▶ _Material_
★ ★ ★ ★ ★

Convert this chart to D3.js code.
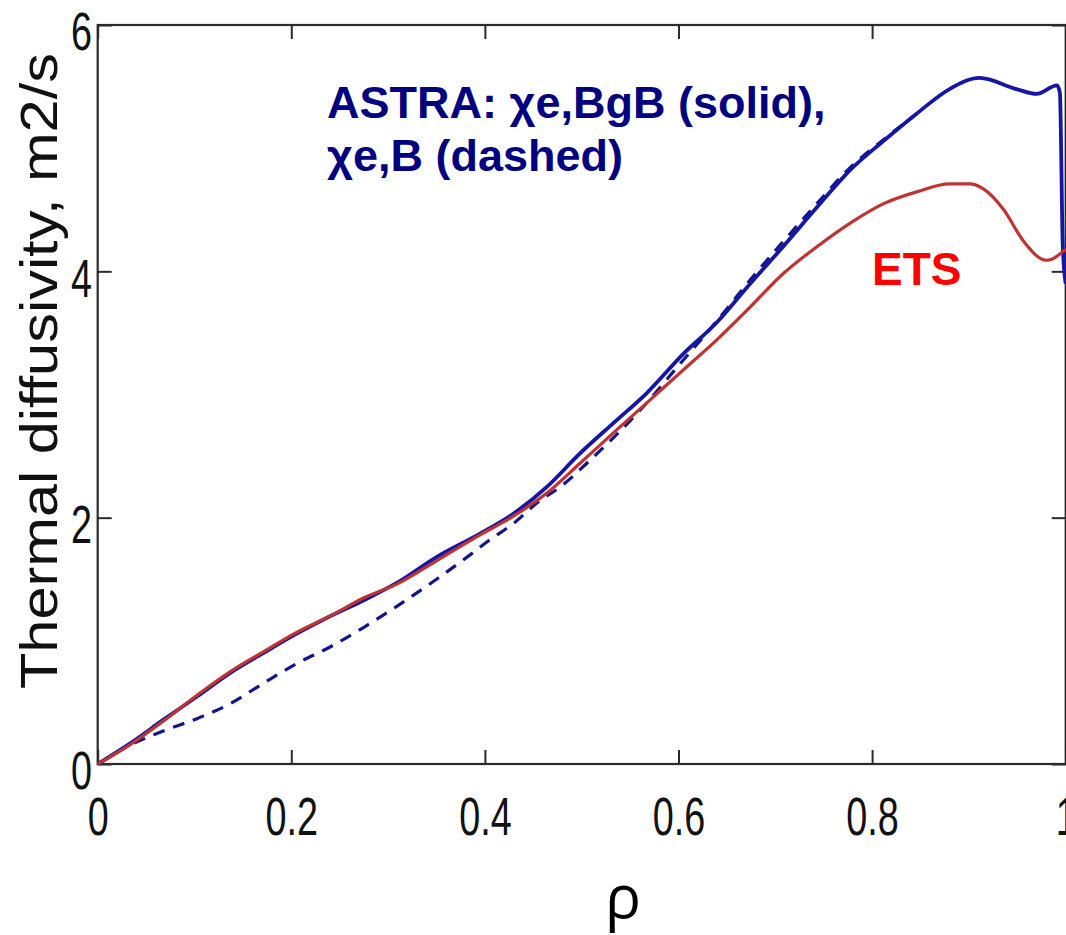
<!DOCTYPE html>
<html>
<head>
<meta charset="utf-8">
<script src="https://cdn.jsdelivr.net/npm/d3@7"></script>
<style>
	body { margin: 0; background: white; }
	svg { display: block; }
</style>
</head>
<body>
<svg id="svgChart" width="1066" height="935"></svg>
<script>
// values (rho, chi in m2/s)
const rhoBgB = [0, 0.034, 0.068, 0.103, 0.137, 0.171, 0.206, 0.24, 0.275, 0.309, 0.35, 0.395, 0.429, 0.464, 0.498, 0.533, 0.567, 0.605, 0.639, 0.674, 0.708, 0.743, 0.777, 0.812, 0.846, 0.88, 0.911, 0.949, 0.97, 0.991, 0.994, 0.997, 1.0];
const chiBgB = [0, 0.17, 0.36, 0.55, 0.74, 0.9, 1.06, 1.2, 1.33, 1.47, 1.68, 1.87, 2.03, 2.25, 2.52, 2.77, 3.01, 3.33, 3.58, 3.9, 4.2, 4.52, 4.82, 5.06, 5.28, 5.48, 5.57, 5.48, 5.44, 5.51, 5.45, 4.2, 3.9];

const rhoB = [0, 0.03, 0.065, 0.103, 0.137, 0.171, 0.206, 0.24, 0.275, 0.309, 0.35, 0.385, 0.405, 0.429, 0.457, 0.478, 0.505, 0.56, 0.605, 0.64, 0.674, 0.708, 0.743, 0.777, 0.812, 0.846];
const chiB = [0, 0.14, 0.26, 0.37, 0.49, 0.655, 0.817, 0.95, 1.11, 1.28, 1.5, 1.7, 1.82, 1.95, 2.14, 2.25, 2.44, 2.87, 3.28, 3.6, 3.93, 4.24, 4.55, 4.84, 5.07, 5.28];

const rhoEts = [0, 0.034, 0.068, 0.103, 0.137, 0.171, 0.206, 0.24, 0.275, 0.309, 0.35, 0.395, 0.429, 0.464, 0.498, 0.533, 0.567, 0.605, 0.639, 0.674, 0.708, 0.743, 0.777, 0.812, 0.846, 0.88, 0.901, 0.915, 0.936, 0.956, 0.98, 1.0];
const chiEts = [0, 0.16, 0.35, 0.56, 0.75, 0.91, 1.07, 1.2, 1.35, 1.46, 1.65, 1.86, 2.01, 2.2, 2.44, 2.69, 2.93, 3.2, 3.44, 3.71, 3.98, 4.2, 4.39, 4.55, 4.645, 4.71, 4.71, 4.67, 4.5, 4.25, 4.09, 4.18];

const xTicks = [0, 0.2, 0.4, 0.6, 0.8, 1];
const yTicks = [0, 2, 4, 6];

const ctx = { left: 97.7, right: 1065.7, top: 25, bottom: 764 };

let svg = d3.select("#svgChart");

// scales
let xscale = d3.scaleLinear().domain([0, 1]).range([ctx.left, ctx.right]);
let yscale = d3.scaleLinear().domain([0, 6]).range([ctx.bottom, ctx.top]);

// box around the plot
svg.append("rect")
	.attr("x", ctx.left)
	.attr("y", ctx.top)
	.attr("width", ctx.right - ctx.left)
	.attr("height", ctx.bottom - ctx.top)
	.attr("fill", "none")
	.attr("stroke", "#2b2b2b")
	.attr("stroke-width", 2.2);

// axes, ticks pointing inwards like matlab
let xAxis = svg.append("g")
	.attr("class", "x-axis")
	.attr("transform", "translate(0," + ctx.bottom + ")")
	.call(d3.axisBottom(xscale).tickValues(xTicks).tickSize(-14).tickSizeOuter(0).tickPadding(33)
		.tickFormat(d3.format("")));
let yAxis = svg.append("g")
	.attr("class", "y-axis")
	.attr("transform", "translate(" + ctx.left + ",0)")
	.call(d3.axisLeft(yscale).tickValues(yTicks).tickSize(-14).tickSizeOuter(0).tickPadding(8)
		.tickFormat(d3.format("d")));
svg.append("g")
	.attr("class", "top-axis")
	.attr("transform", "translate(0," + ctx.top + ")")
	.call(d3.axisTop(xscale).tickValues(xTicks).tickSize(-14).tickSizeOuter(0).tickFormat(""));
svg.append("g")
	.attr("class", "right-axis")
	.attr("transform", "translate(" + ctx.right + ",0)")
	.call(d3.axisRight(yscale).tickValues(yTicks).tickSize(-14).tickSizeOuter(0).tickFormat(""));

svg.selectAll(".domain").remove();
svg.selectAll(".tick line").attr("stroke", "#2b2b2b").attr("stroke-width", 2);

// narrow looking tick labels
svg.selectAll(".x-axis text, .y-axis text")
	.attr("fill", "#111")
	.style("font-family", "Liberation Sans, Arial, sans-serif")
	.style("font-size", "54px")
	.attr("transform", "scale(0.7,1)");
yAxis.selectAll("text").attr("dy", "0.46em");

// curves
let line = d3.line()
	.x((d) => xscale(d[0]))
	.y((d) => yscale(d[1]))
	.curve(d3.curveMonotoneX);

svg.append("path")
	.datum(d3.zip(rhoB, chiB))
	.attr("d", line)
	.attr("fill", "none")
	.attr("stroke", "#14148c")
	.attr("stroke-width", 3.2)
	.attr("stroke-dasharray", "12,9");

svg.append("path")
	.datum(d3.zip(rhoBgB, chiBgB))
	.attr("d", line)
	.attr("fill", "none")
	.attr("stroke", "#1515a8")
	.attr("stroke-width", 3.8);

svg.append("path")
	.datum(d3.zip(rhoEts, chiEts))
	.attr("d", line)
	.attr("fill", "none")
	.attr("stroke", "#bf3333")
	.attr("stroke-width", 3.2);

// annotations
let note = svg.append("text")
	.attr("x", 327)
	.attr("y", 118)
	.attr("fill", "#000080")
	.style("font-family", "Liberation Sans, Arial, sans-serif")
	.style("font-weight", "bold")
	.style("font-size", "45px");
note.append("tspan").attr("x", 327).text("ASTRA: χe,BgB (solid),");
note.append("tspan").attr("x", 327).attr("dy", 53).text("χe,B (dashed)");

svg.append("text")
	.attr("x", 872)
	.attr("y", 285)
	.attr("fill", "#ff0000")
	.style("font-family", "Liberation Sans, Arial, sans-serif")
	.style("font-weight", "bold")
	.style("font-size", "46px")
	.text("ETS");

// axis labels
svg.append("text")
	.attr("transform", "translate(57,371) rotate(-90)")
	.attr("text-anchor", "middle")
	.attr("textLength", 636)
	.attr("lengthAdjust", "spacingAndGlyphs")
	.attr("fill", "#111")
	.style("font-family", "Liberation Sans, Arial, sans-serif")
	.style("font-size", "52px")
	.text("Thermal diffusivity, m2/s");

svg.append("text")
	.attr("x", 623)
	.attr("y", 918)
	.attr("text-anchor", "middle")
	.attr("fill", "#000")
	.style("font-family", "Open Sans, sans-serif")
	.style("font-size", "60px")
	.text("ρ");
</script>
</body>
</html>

★ ★ ★ ★ ★

▶ _To do_
Print the data above verbatim from the first line through the line holding "5.45, 4.2, 3.9];", leaving every picture out.

▶ _The response_
Convert this chart to D3.js code.
<!DOCTYPE html>
<html>
<head>
<meta charset="utf-8">
<script src="https://cdn.jsdelivr.net/npm/d3@7"></script>
<style>
	body { margin: 0; background: white; }
	svg { display: block; }
</style>
</head>
<body>
<svg id="svgChart" width="1066" height="935"></svg>
<script>
// values (rho, chi in m2/s)
const rhoBgB = [0, 0.034, 0.068, 0.103, 0.137, 0.171, 0.206, 0.24, 0.275, 0.309, 0.35, 0.395, 0.429, 0.464, 0.498, 0.533, 0.567, 0.605, 0.639, 0.674, 0.708, 0.743, 0.777, 0.812, 0.846, 0.88, 0.911, 0.949, 0.97, 0.991, 0.994, 0.997, 1.0];
const chiBgB = [0, 0.17, 0.36, 0.55, 0.74, 0.9, 1.06, 1.2, 1.33, 1.47, 1.68, 1.87, 2.03, 2.25, 2.52, 2.77, 3.01, 3.33, 3.58, 3.9, 4.2, 4.52, 4.82, 5.06, 5.28, 5.48, 5.57, 5.48, 5.44, 5.51, 5.45, 4.2, 3.9];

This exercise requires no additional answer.